Although they are each quite popular, C-corps and LLCs are only two of several possible business designations. Here are some of the other options business owners might consider:
This tax designation can be elected by corporations—and some LLCs—that qualify in order to receive special treatment. Unlike C-corps, S-corps are exempt from a federal corporate income tax. Instead, much like revenue from LLCs, partnerships and sole proprietorships, revenue from S-corp dividends or gains is taxed only at the individual level. If S-corp shareholders can meet certain criteria, corporate losses are able to offset income from other sources when written off on personal income statements.
S-corps enjoy the same protection from liability offered by corporation status and maintain an independent “life” from owners. Like the LLC, this designation was created to make limited liability protections—which have historically been associated with big corporations—available to smaller businesses. For a corporation to qualify for S-corp status, it can’t exceed more than 100 shareholders, effectively ruling out corporations that want to go public. Ownership of an S-corp is restricted for the most part to individual U.S. citizens or permanent residents.
For an LLC, the main advantage of S-corp taxation is that it may save money on self-employment taxes. This is because owners of an S-corp can be company employees. They must pay themselves a reasonable salary, but additional company earnings are considered distributions, which are not subject to Medicare and Social Security taxes. Under the default LLC tax structure, owners are self-employed and must pay self-employment taxes on all company profit.
If a legal distinction between business and owner and the protections the legal separation of entity can afford are not important or desirable to a business founder, sole proprietorship can offer an appropriate alternative, provided specific circumstances exist.
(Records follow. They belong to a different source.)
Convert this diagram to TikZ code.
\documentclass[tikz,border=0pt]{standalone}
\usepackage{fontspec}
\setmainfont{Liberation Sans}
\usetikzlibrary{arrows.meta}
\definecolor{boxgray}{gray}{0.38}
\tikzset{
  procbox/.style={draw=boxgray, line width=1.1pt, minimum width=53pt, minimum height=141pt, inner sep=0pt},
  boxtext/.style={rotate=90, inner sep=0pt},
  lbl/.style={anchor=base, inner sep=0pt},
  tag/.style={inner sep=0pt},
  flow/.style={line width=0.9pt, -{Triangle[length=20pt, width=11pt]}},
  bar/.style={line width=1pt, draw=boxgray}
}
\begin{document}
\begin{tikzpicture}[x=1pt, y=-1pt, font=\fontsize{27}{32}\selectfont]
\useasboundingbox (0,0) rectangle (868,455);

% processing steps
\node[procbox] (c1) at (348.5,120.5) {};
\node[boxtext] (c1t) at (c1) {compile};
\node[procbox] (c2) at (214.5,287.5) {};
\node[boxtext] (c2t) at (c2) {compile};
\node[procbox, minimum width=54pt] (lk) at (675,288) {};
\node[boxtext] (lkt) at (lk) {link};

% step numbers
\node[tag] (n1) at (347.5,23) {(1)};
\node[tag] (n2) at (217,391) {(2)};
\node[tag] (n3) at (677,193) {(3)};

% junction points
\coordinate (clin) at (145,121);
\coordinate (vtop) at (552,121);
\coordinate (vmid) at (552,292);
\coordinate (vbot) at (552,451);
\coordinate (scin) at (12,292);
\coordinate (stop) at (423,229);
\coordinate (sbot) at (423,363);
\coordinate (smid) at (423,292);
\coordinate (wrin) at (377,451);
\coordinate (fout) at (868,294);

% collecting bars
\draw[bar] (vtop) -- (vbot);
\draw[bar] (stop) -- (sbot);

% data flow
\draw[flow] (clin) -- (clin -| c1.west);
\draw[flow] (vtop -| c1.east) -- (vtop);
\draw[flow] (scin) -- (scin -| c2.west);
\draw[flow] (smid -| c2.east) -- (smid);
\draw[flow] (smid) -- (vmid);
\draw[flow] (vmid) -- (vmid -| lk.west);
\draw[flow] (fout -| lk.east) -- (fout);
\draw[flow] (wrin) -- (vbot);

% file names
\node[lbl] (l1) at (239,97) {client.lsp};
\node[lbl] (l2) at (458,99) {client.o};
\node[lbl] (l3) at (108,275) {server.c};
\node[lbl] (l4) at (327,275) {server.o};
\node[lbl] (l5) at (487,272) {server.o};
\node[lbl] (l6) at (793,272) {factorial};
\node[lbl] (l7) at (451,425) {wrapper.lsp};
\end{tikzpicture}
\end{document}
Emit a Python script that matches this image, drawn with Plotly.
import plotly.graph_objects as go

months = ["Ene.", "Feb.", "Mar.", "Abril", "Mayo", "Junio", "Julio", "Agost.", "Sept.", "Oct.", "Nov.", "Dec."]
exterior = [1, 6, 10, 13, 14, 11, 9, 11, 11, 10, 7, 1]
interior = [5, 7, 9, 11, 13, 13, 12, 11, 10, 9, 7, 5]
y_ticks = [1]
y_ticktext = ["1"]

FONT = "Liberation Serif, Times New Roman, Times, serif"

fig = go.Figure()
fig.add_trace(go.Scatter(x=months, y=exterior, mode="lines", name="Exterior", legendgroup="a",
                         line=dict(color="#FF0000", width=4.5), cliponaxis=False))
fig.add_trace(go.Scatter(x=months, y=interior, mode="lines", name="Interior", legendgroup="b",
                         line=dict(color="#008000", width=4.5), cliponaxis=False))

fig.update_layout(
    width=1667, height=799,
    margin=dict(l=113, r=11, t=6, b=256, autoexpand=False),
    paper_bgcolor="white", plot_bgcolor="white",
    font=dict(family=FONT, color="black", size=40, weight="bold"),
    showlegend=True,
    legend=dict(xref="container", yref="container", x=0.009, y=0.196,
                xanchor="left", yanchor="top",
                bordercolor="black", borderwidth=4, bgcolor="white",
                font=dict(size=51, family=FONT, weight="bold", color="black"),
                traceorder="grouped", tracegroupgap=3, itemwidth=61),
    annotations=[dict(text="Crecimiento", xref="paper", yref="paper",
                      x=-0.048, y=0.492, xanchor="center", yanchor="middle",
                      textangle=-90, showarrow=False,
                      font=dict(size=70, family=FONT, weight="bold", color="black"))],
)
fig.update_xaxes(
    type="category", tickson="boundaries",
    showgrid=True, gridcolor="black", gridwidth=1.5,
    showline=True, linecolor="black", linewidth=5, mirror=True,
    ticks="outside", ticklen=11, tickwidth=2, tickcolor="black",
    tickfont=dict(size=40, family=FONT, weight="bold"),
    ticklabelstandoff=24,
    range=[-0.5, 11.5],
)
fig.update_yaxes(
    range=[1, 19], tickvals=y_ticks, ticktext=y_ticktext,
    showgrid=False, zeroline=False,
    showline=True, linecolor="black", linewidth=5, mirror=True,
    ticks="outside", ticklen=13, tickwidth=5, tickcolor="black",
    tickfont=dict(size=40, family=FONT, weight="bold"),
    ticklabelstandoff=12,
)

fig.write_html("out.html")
A sole proprietorship is the simplest structure for a one-owner business. It gives the owner few regulatory burdens and a high degree of control and flexibility, but without a distinct business entity, there’s no legal difference between the business’s assets, debts and other liabilities and those of the owner. Unlike a corporation, this means the owner is on the hook personally for any legal or financial failures of the business.
Partnerships are similar to sole proprietorships when it comes to liability or taxes. A partner in a general partnership, like a sole proprietor, reports a share of income, expenses, credits, profits and losses on personal tax returns and thus pays a personal income tax rate and assumes the business’s liability as personal liability. Like sole proprietors, partners must pay a self-employment tax where applicable on all gains without the benefit of separately categorized and possibly untaxed distributions. A limited partnership (LP) or limited liability partnership (LLP) may be an option depending on the industry and other specifics.